Some tips on approaching this exercise are:

  • Make sure you read through the information carefully as you don't want to get caught out by missing something important.
  • Ensure that you have a plan for your answer. It may take a few minutes to create but is completely worthwhile as once you have a plan you can work straight off it thus enabling a clear, structured answer.
  • Bear in mind who you are writing the piece for. Your manner of writing will differ if you are addressing new employees than if you would be addressing upper management.
  • Once you have decided on an answer, go through the pros and cons of it in relation to the other answers.
  • There is often no spelling and grammar check on the program so make sure you double check your work to ensure there are no sloppy mistakes.
  • Finally, make sure that you write a comprehensive conclusion at the end of the piece. This is your signature and it is often what creates the impression of yourself in the eyes of the hirer.

Writing a Case Study

In this exercise the information that you will need to go through is more organised than in the in-tray exercise. In fact, often the case study is already written for you. This will contain lots of information, sometimes numerical as well as textual. This is different to the report drafting exercise as the information you are presented with is in a much more systematic style than the report where you have to put together disjointed facts and make them gel. Here, everything is clearly presented, your task is to make a reasonable decision based on the facts.

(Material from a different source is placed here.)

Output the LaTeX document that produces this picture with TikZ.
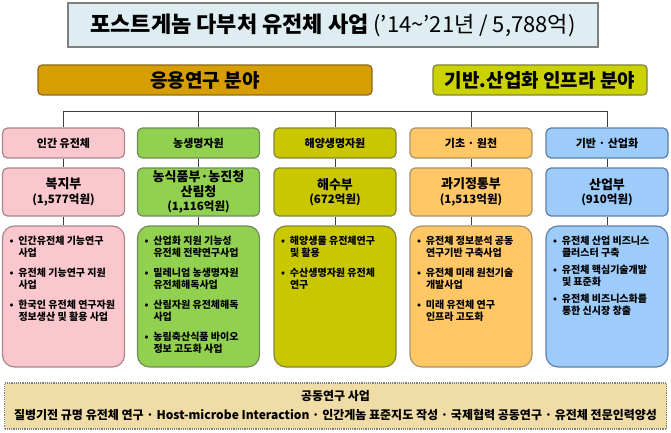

For example, you may be asked to devise a resourcing plan ensuring that the needs of two new contracts are met. You are given a few different options to ensure that it gets done, from training existing staff to sub-contracting some of the work out. There will be material for each of the options and you will need to decide which of the options is best suited to the company. You will be given between 60 and 90 minutes to complete both the analysis of the text and the writing of the case study report. You will need to come up with recommendations for the way forward as well as reasonable arguments as to why you have chosen this path of action.

Generally, this exercise does not need to written up in the same detail as the other two exercises and you will be advised on its length. Ensure that you don’t go over the limit as this is a sure-fire way to displease the people who will be marking it.

In Summary

We have seen that there are various different written exercises that you can face during your job application process. With practice, everyone can improve to a sufficient level. We hope you have enjoyed this article and good luck with your job application.